Long View Under Scrutiny

PUBLISHED : Sunday, 27 November, 2011, 12:00am
UPDATED : Sunday, 27 November, 2011, 12:00am


Long View Under Scrutiny
Hanart Square

One of the best qualities in artist Lam Tung-pang is his continuous search for new ideas, while being faithful to a style that is his own. In 'Long View Under Scrutiny', the 33-year-old has ventured into traditional Chinese aesthetics to create a lyrical atmosphere.

Opening the solo exhibition at Hanart Square are two self-portraits. The one created in 2006 is personal, realistically capturing the young artist at a lived moment; the newly drawn portrait appears more abstract, in which Lam's facial features are erased. Their contrasting styles suggest that the show contemplates Lam's artistic development over these five years.

All the other 22 recent works on display construct an imaginary landscape where nature, village and city lives converge. There are brightly lit high-rise buildings in vibrant acrylic colours. There are plastic miniatures of trees and lampposts scattered on the paintings, alongside clay figurines of city dwellers.
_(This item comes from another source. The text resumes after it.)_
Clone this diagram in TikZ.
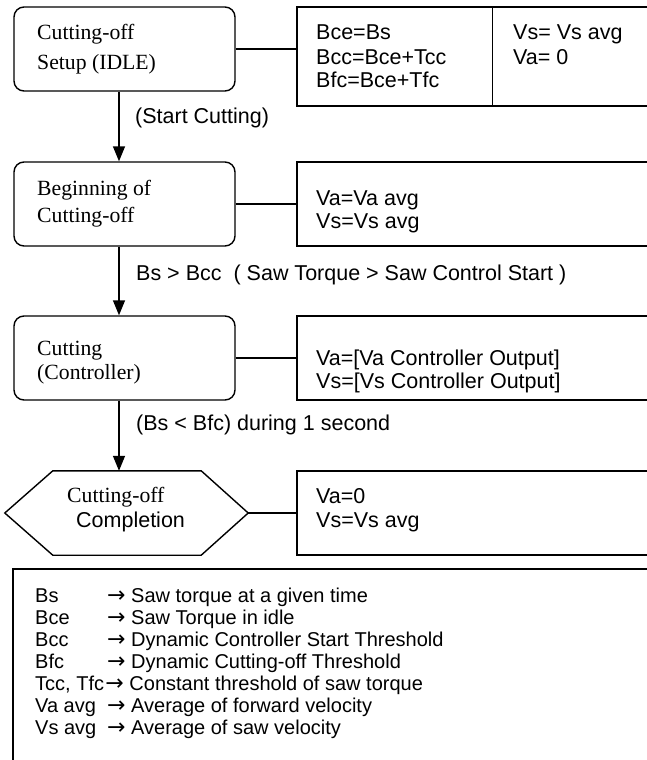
\documentclass[tikz,border=0pt]{standalone}
\usepackage{fontspec}
\setmainfont{Liberation Serif}
\setsansfont{Liberation Sans}
\newfontfamily\arrowfont{DejaVu Sans}
\usetikzlibrary{arrows.meta}
\newcommand{\legarrow}{{\arrowfont\fontsize{22}{22}\selectfont →}}
\begin{document}
\begin{tikzpicture}[x=1pt,y=-1pt,
  stbox/.style={draw, rounded corners=10pt, line width=1.4pt, minimum width=221pt, minimum height=84pt, inner sep=0pt},
  rbox/.style={draw, line width=1.3pt, inner sep=0pt},
  conn/.style={line width=1.4pt},
  flow/.style={line width=1.4pt, -{Triangle[width=12pt,length=15pt]}},
  sans/.style={inner sep=0pt, anchor=base west, font=\sffamily\fontsize{21.5}{24}\selectfont},
  serif/.style={inner sep=0pt, anchor=base west, font=\rmfamily\fontsize{21.7}{25}\selectfont},
  leg/.style={inner sep=0pt, anchor=base west, font=\sffamily\fontsize{20}{22}\selectfont}]
\useasboundingbox (0,0) rectangle (647,760);
\clip (0,0) rectangle (647,760);
\fill[white] (0,0) rectangle (647,760);

% state boxes
\node[stbox] (s1) at (124.5,49) {};
\node[stbox] (s2) at (124.5,204) {};
\node[stbox] (s3) at (124.5,358) {};
\node[inner sep=0pt, minimum width=243pt, minimum height=84pt] (hx) at (126.5,513) {};
\draw[conn] (hx.west) -- ([xshift=48pt]hx.north west) -- ([xshift=-47pt]hx.north east) -- (hx.east)
  -- ([xshift=-47pt]hx.south east) -- ([xshift=48pt]hx.south west) -- cycle;

% right boxes
\node[rbox, minimum width=353pt, minimum height=99pt] (r1) at (473.5,56.5) {};
\draw[rbox] ([xshift=196pt]r1.north west) -- ([xshift=196pt]r1.south west);
\node[rbox, minimum width=353pt, minimum height=84pt] (r2) at (473.5,204) {};
\node[rbox, minimum width=353pt, minimum height=84pt] (r3) at (473.5,358) {};
\node[rbox, minimum width=353pt, minimum height=84pt] (r4) at (473.5,513) {};
\node[rbox, minimum width=637pt, minimum height=201pt] (lg) at (331.5,669.5) {};

% connectors
\draw[conn] (s1.east) -- (r1.west |- s1.east);
\draw[conn] (s2.east) -- (r2.west);
\draw[conn] (s3.east) -- (r3.west);
\draw[conn] (hx.east) -- (r4.west);
\draw[flow] ([xshift=-5.5pt]s1.south) -- ([xshift=-5.5pt]s2.north);
\draw[flow] ([xshift=-5.5pt]s2.south) -- ([xshift=-5.5pt]s3.north);
\draw[flow] ([xshift=-5.5pt]s3.south) -- ([xshift=-7.5pt]hx.north);

% texts in state boxes
\node[serif] (t1a) at (37,40) {Cutting-off};
\node[serif] (t1b) at (37,70) {Setup (IDLE)};
\node[serif] (t2a) at (37,195) {Beginning of};
\node[serif] (t2b) at (37,222) {Cutting-off};
\node[serif] (t3a) at (37,355) {Cutting};
\node[serif] (t3b) at (37,379) {(Controller)};
\node[serif] (h1) at (67,502) {Cutting-off};
\node[sans] (h2) at (76,527) {Completion};

% texts in right boxes
\node[sans] (r1a) at (316,40) {Bce=Bs};
\node[sans] (r1b) at (316,64) {Bcc=Bce+Tcc};
\node[sans] (r1c) at (316,88) {Bfc=Bce+Tfc};
\node[sans] (r1d) at (513,40) {Vs= Vs avg};
\node[sans] (r1e) at (513,64) {Va= 0};
\node[sans] (r2a) at (316,205) {Va=Va avg};
\node[sans] (r2b) at (316,228) {Vs=Vs avg};
\node[sans] (r3a) at (316,365) {Va=[Va Controller Output]};
\node[sans] (r3b) at (316,388) {Vs=[Vs Controller Output]};
\node[sans] (r4a) at (316,503) {Va=0};
\node[sans] (r4b) at (316,527) {Vs=Vs avg};

% transition labels
\node[sans] (l1) at (135,123) {(Start Cutting)};
\node[sans] (l2) at (136,280) {Bs > Bcc\ \ ( Saw Torque > Saw Control Start )};
\node[sans] (l3) at (136,430) {(Bs < Bfc) during 1 second};

% legend
\node[leg] (k1) at (35,602) {Bs};
\node[leg] (k2) at (35,624) {Bce};
\node[leg] (k3) at (35,646) {Bcc};
\node[leg] (k4) at (35,668) {Bfc};
\node[leg] (k5) at (35,690) {Tcc, Tfc};
\node[leg] (k6) at (35,712) {Va avg};
\node[leg] (k7) at (35,734) {Vs avg};
\node[leg] (d1) at (107,602) {\legarrow{} Saw torque at a given time};
\node[leg] (d2) at (107,624) {\legarrow{} Saw Torque in idle};
\node[leg] (d3) at (107,646) {\legarrow{} Dynamic Controller Start Threshold};
\node[leg] (d4) at (107,668) {\legarrow{} Dynamic Cutting-off Threshold};
\node[leg] (d5) at ([xshift=1pt]k5.base east) {\legarrow{} Constant threshold of saw torque};
\node[leg] (d6) at (107,712) {\legarrow{} Average of forward velocity};
\node[leg] (d7) at (107,734) {\legarrow{} Average of saw velocity};
\end{tikzpicture}
\end{document}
These add a third dimension to the exhibits.

This modernity, however, sits amid mountains and water drawn in ink, charcoal and pencil, resembling classical Chinese shan shui paintings. This is not just a collage of different subjects and visual styles, but also one that inscribes the present with history and tradition.

Uniting the various components is the plywood medium on which Lam has been painting for many years. The pattern of wood grain somehow gives an order to the different layers and textures coexisting within a piece, creating a harmonious, peaceful ambience. What has changed over time is how the artist situates himself in his work. Lam's early paintings usually foregrounded the 'self'. This position of self went vague in his later works where animals became his subjects. The artist's self returns in this exhibition, yet also retreats to the background to observe the world from a distance.

'Long View Under Scrutiny' clearly shows that Lam is evolving into a more focused and mature artistic direction.